Extracting Equations of Motion from Superconducting Circuits

ABSTRACT: Alternative computing paradigms open the door to exploiting recent innovations in computa- tional hardware to probe the fundamental thermodynamic limits of information processing. One such paradigm employs superconducting quantum interference devices (SQUIDs) to execute classical computations. This, though, requires constructing sufficiently complex superconducting circuits that support a suite of useful information processing tasks and storage operations, as well as understanding these circuits' energetics. First-principle circuit design, though, leads to prohibitive algebraic complications when deriving the effective equations of motion—complications that to date have precluded achieving these goals, let alone doing so efficiently. We circumvent these complications by (i) specializing our class of circuits and physical operating regimes, (ii) synthesizing existing derivation techniques to suit these specializations, and (iii) implementing solution-finding optimizations which facilitate physically interpreting circuit degrees of freedom that respect physically-grounded constraints.
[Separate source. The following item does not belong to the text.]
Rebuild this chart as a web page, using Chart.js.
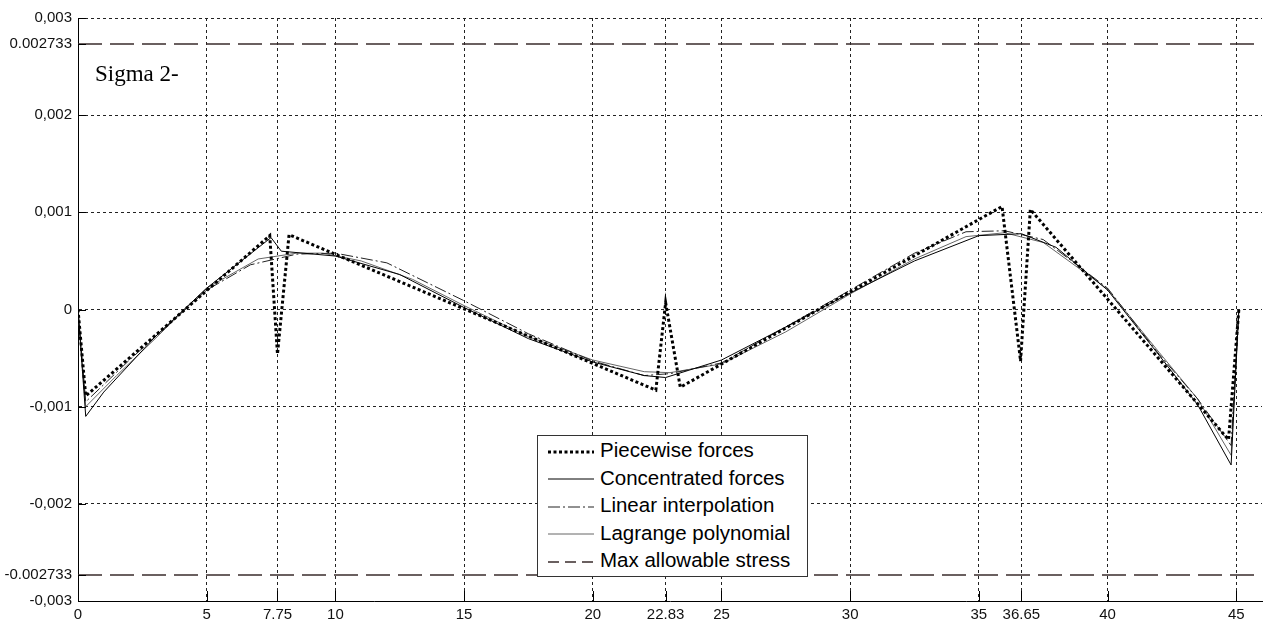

This leads to efficient, practical circuit prototyping and access to scalable circuit architectures. The analytical efficiency is demonstrated by reproducing the potential energy landscape generated by the quantum flux parametron (QFP). We then show how inductively coupling two QFPs produces a device that is capable of executing 2-bit computations via its composite potential energy landscape. More generally, the synthesis methods detailed here provide a basis for constructing universal logic gates and investigating their thermodynamic performance.